Researchers in Japan have refined an algorithm that someday could be used to reduce patient recognition and identification errors in digital x-ray studies. They tested their enhanced algorithm and found that it scored 100% for recognizing the correct orientation of digital x-ray images.
The group from Kyushu University, led by Yoichiro Shimizu, tested an algorithm that automatically extracts and analyzes what the authors call "biological fingerprints" in images, consisting of different image characteristics. They used the fingerprints to create an "averaged" digital chest that could serve as a ground truth image to ensure that images acquired in clinical settings are correctly oriented.

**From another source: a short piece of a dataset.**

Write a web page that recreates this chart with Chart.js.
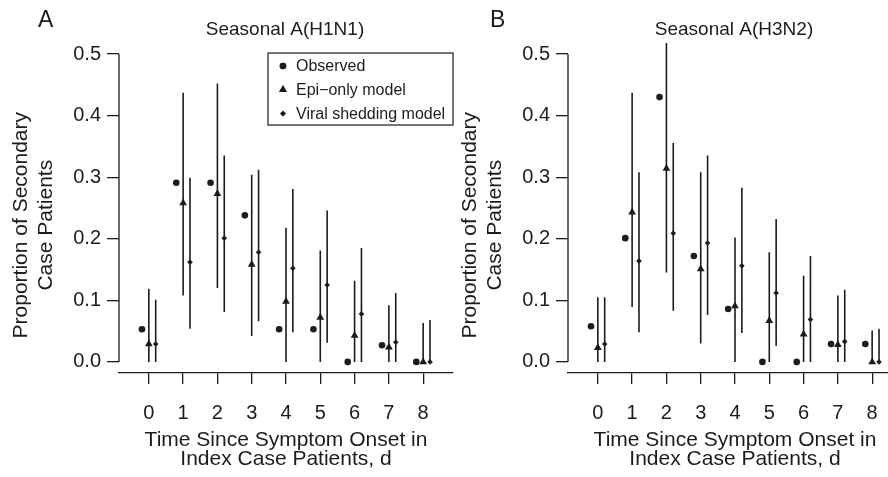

Shimizu and colleagues believe the algorithm ultimately could be used to automatically detect and correct image orientation errors, which occur with wireless digital radiography (DR) and with larger DR panels. Their results were published April 27 in Radiological Physics and Technology.
Biological fingerprints
In a previous paper published in 2013, the researchers described their development of an algorithm designed to help with quality control in digital x-ray, such as by finding lost x-ray exams in a PACS archive. The technique matches images by analyzing five different characteristics, such as cardiac shadow and right lower lung attributes; in the 2013 study, the technique was used to find misfiled images and match them with correct images.
In the current study, the group applied the algorithm to another digital x-ray headache: images that are misoriented. This can occur if a wireless flat-panel detector is not used in the correct orientation -- for example, in cases of bedside radiography.
To test the algorithm, the researchers pulled 200 test images (100 men and 100 women) at random from a database of more than 36,000 chest radiographs acquired with computed radiography as part of a lung cancer screening program in the Iwate prefecture. They used these to create what they called averaged images -- images that represented the average thoracic anatomy based on a combination of features across all the images. An average image for each gender was created based on the 100 images of each.
They then acquired another 200 images from the database to create target images, the images that would test the accuracy of the algorithm. Finally, they compared the target images with the average images, using the positions of the five biological fingerprints to determine whether the target images were oriented correctly.
They found that the algorithm was able to automatically and precisely extract biological fingerprints in all 200 cases (100%). They also found that the enhanced version of the algorithm was superior to previous versions in correctly extracting the five different fingerprints.
The group believes that the algorithm could also be useful for analyzing images acquired with different sizes of flat-panel detectors. Some technologists using larger detectors pay less attention to patient positioning than with a smaller detector; use of the biological fingerprint algorithm could compensate for this.
"We believe that the proposed method of utilizing an averaged image for each sex is useful for recognizing image rotation of chest radiographs and for extraction of [biological fingerprints], especially from chest radiographs acquired by larger x-ray detectors," they wrote. "Our method could also be applied to bedside chest radiographs."
Shimizu and colleagues noted that one limitation of the study is the need to know the sex of the patient before the algorithm can be applied, since the averaged images differ by gender. In a preliminary experiment, they found lower accuracy for the algorithm in trying to match images of different genders, most likely caused by breast shadow in women.
Also, there can be differences in mediastinum and cardiac shadows between anteroposterior (AP) and posteroanterior (PA) images, with AP images having wider shadows. This would have to be addressed in future iterations of the algorithm, they wrote.